Supplied data

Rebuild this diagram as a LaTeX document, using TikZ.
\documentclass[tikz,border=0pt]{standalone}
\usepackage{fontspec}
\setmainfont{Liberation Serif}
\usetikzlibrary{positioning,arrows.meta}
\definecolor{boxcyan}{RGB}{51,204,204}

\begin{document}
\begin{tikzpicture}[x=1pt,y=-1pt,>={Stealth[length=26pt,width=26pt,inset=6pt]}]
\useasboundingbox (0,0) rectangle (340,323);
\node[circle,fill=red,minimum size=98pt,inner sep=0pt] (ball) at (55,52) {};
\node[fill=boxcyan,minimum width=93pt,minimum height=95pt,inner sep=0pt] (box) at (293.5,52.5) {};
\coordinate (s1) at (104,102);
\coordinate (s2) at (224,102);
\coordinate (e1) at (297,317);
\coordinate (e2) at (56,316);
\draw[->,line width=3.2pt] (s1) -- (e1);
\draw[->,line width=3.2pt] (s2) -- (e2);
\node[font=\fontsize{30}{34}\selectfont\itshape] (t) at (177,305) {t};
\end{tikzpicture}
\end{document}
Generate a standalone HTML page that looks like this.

Required task
Every line of the material must be returned exactly as it appears.

Task result
Rebuild this diagram as a LaTeX document, using TikZ.
\documentclass[tikz,border=0pt]{standalone}
\usepackage{fontspec}
\setmainfont{Liberation Serif}
\usetikzlibrary{positioning,arrows.meta}
\definecolor{boxcyan}{RGB}{51,204,204}

\begin{document}
\begin{tikzpicture}[x=1pt,y=-1pt,>={Stealth[length=26pt,width=26pt,inset=6pt]}]
\useasboundingbox (0,0) rectangle (340,323);
\node[circle,fill=red,minimum size=98pt,inner sep=0pt] (ball) at (55,52) {};
\node[fill=boxcyan,minimum width=93pt,minimum height=95pt,inner sep=0pt] (box) at (293.5,52.5) {};
\coordinate (s1) at (104,102);
\coordinate (s2) at (224,102);
\coordinate (e1) at (297,317);
\coordinate (e2) at (56,316);
\draw[->,line width=3.2pt] (s1) -- (e1);
\draw[->,line width=3.2pt] (s2) -- (e2);
\node[font=\fontsize{30}{34}\selectfont\itshape] (t) at (177,305) {t};
\end{tikzpicture}
\end{document}
Generate a standalone HTML page that looks like this.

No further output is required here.